“AMAR SIN RECOMPENSAS”

Por P. Wilkin Castillo, San Juan de la Maguana

En la primera lectura del Libro de los Hechos de los apóstoles, por lo visto Pablo y Bernabé siguen la misión encomendada por Dios, con la alegría y la fuerza del Espíritu Santo. Estos hombres muestran un convencimiento extraordinario de todo lo que Dios había hecho en sus vidas, hasta el punto de animar y exhortar a los discípulos a perseverar en la fe.

Según estos hombres, perseverar en la fe requiere ante todo de tomar conciencia de que hay que pasar mucho trabajo para entrar en el reino de Dios.

Sin dudas, los inicios del cristianismo eran tiempos difíciles y hoy también los son, pues el mundo ha cambiado y con el mundo el proceder del ser humano, es decir, que el anuncio del Evangelio y el testimonio de este sigue costando en un ambiente en el cual se ha dado la espalda a Dios y el frente al placer desenfrenado.

Este proceso de salvación se sustentaba en la oración en primer lugar y en el ayuno, estas prácticas les iluminaba para elegir servidores en cada comunidad, para que continuaran el trabajo que ellos en materia de fe habían iniciado. Tenían la oportunidad además de testimoniar con alegría todo lo que hacían en nombre de Dios y como se adherían muchos convencidos por la palabra y la fuerza de la predicación.

Por su parte Juan en el libro del Apocalipsis, nos anuncia con esperanza un cielo nuevo y una tierra nueva, en donde brilla la luz del amor de Dios. Es un simbolismo que nos habla del destino final del mundo y de cada uno de nosotros: no el fin, sino la renovación; no la destrucción, sino la transformación en algo nuevo, perfecto y eterno.

En palabras llanas quiere decir, que se terminará todo sufrimiento, injusticia, muerte y pecado. En donde Dios no descarta su creación, sino que la renueva. Aquí se nos habla del amor fiel y poderoso de Dios, que no abandona su obra, sino que la lleva a su plenitud.

En ese mismo orden la imagen de la nueva Jerusalén representa a la Iglesia gloriosa, la humanidad reconciliada y unida a Dios. No es el ser humano quien construye este cielo nuevo, sino Dios mismo quien lo regala. Es Dios quien desciende, es Dios quien toma la iniciativa. La salvación no es obra humana; es un don divino y gratuito de su misericordia.

En el Evangelio de hoy se nos sitúa en un momento muy profundo del ministerio de Jesús: la Última Cena. Es un tiempo íntimo, de despedida, de enseñanza final. El Maestro sabe que su hora ha llegado, y no pierde el tiempo en palabras inútiles. Lo que dice ahora, lo dice con el corazón abierto, lleno de amor, con urgencia y ternura.
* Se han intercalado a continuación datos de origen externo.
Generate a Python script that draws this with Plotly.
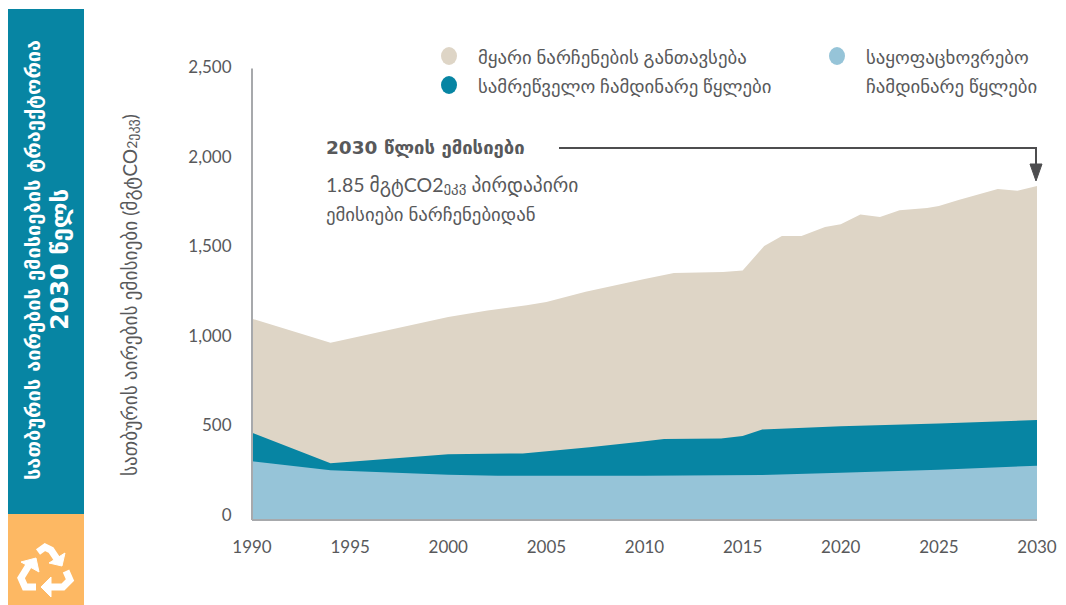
import plotly.graph_objects as go

W, H = 1066, 605
L, R, T, B = 252, 1037, 60, 520

waste_years = [1990, 1994, 2000, 2002, 2004, 2005, 2007, 2010, 2011.5, 2014, 2015, 2016.1, 2017, 2018, 2019.2, 2020, 2021, 2022, 2023, 2024.4, 2025, 2026, 2028, 2029, 2030]
waste_top = [1115, 982, 1125, 1160, 1190, 1208, 1265, 1335, 1368, 1374, 1382, 1518, 1573, 1573, 1623, 1638, 1693, 1678, 1716, 1728, 1740, 1773, 1834, 1824, 1850]
industry_years = [1990, 1994, 2000, 2001, 2003.8, 2007.2, 2009.8, 2011, 2013.9, 2015, 2016, 2020, 2025, 2030]
industry_top = [484, 314, 364, 366, 369, 403, 434, 449, 452, 465, 502, 519, 535, 554]
domestic_years = [1990, 1994, 2000, 2002.5, 2010, 2016, 2020, 2025, 2030]
domestic_top = [325, 275, 251, 245, 245, 249, 262, 279, 301]

x_ticks = [1990, 1995, 2000, 2005, 2010, 2015, 2020, 2025, 2030]
y_ticks = [0, 500, 1000, 1500, 2000, 2500]

TEAL = "#0785a3"
TAN = "#ded5c6"
LIGHT = "#96c4d8"
ORANGE = "#fdb863"
TEXT = "#58595b"
AXIS = "#a7a9ac"
FONT = "Lato, DejaVu Sans, sans-serif"
BOLD = "DejaVu Sans, sans-serif"


def px(x):
    return (x - L) / (R - L)


def py(y):
    return (B - y) / (B - T)


def path(points, close=False):
    s = "M " + " L ".join(f"{px(x):.5f},{py(y):.5f}" for x, y in points)
    return s + (" Z" if close else "")


scale = 0.1805
fig = go.Figure()
for xs, ys, c in [(waste_years, waste_top, TAN), (industry_years, industry_top, TEAL), (domestic_years, domestic_top, LIGHT)]:
    fig.add_trace(go.Scatter(x=xs, y=ys, fill="tozeroy", fillcolor=c, mode="none", showlegend=False, hoverinfo="skip"))
fig.add_trace(go.Scatter(x=[1990], y=[0], yaxis="y2", mode="markers", marker=dict(opacity=0), showlegend=False, hoverinfo="skip"))

shapes = []


def rect(x0, y0, x1, y1, c):
    shapes.append(dict(type="rect", xref="paper", yref="paper", x0=px(x0), x1=px(x1), y0=py(y0), y1=py(y1), fillcolor=c, line_width=0, layer="above"))


rect(8, 9, 84, 514, TEAL)
rect(8, 514, 84, 605, ORANGE)


def line(points, c, w):
    shapes.append(dict(type="path", xref="paper", yref="paper", path=path(points), line=dict(color=c, width=w), layer="above"))


def tri(points, c):
    shapes.append(dict(type="path", xref="paper", yref="paper", path=path(points, True), fillcolor=c, line=dict(color=c, width=1), layer="above"))


# axis lines
shapes.append(dict(type="line", x0=0, x1=0, y0=py(520), y1=py(68.5), xref="paper", yref="paper", line=dict(color=AXIS, width=2), layer="above"))
shapes.append(dict(type="line", x0=0, x1=1, y0=py(520), y1=py(520), xref="paper", yref="paper", line=dict(color=AXIS, width=2), layer="above"))

# callout
line([(559, 148), (1036, 148), (1036, 166)], "#4d4d4f", 2)
tri([(1030, 164), (1042, 164), (1036, 181)], "#4d4d4f")

# recycle icon
line([(38, 552), (45, 547), (51, 550), (57, 559)], "white", 7)
tri([(65, 553), (62, 566), (49, 563)], "white")
line([(29, 565), (21, 578), (25, 587), (36, 587)], "white", 7)
tri([(21, 562), (36, 558), (39, 572)], "white")
line([(50, 587), (63, 587), (70, 580), (66, 571)], "white", 7)
tri([(41, 587), (51, 577), (51, 597)], "white")


# legend markers
def dot(cx, cy, c):
    shapes.append(dict(type="circle", xref="paper", yref="paper", x0=px(cx - 8), x1=px(cx + 8), y0=py(cy + 9), y1=py(cy - 9), fillcolor=c, line_width=0))


dot(449, 56, TAN)
dot(449, 85, TEAL)
dot(837, 56, LIGHT)

ann = []


def text(x, y, s, size=18.8, color=TEXT, anchor="left", angle=0, bold=False):
    ann.append(dict(xref="paper", yref="paper", x=px(x), y=py(y), text=f"<b>{s}</b>" if bold else s, showarrow=False, xanchor=anchor, yanchor="middle", textangle=angle, font=dict(family=BOLD if bold else FONT, size=size, color=color)))


text(476, 56, "მყარი ნარჩენების განთავსება")
text(476, 85, "სამრეწველო ჩამდინარე წყლები")
text(864, 56, "საყოფაცხოვრებო")
text(864, 85, "ჩამდინარე წყლები")
text(324, 147, "2030 წლის ემისიები", size=18.5, bold=True)
text(324, 185, "1.85 მგტCO2<span style=\"font-size:15px\">ეკვ</span> პირდაპირი", size=19.5)
text(324, 214, "ემისიები ნარჩენებიდან", size=18.8)
text(130, 295, "სათბურის აირების ემისიები (მგტCO<span style=\"font-size:14px\">2ეკვ</span>)", size=19.3, anchor="center", angle=-90)
text(33, 260, "სათბურის აირების ემისიების ტრაექტორია", size=20, color="white", anchor="center", angle=-90, bold=True)
text(60, 260, "2030 წელს", size=24, color="white", anchor="center", angle=-90, bold=True)

fig.update_layout(
    width=W, height=H,
    margin=dict(l=L, r=W - R, t=T, b=H - B, pad=0, autoexpand=False),
    paper_bgcolor="white", plot_bgcolor="white",
    font=dict(family=FONT, size=17, color=TEXT),
    shapes=shapes, annotations=ann,
    xaxis=dict(range=[1990, 2030], tickvals=x_ticks, showgrid=False, zeroline=False, showline=False, ticks="outside", ticklen=12, tickcolor="rgba(0,0,0,0)", tickfont=dict(size=17, color=TEXT)),
    yaxis=dict(range=[0, (B - T) / scale], visible=False, fixedrange=True),
    yaxis2=dict(
        overlaying="y", side="left", anchor="x",
        range=[(515 - B) / 0.1792, (515 - T) / 0.1792],
        tickvals=y_ticks, tickformat=",", showgrid=False, zeroline=False, showline=False,
        ticks="outside", ticklen=16, tickcolor="rgba(0,0,0,0)", tickfont=dict(size=17, color=TEXT)),
)
fig.write_html("out.html", config={"displayModeBar": False}, post_script="document.body.style.margin='0';")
Cuando Jesús nos invita a amarnos los unos a los otros, no se trata solo de “amar al prójimo como a uno mismo”, como ya estaba en la ley antigua, sino de ir más allá: amar al estilo de Jesús, con un amor que se entrega, que perdona, que sirve, que da la vida.
Este amor no es un amor a la manera humana, nos ha amado con un amor sin condiciones. Dando su vida en la cruz por todos, incluso por los que no lo aceptarían. Amó con un amor que no buscaba recompensa, que no se detenía ante el rechazo o el sufrimiento.

Hoy, el mundo necesita ver ese testimonio. Necesita comunidades que no solo hablen de amor, sino que vivan ese amor concreto: en la familia, en la Iglesia, en el trabajo, en el trato con los pobres, los marginados, los que piensan distinto. No es un amor abstracto ni romántico. Es un amor que se arremanga, que se ensucia las manos, que construye puentes donde hay muros.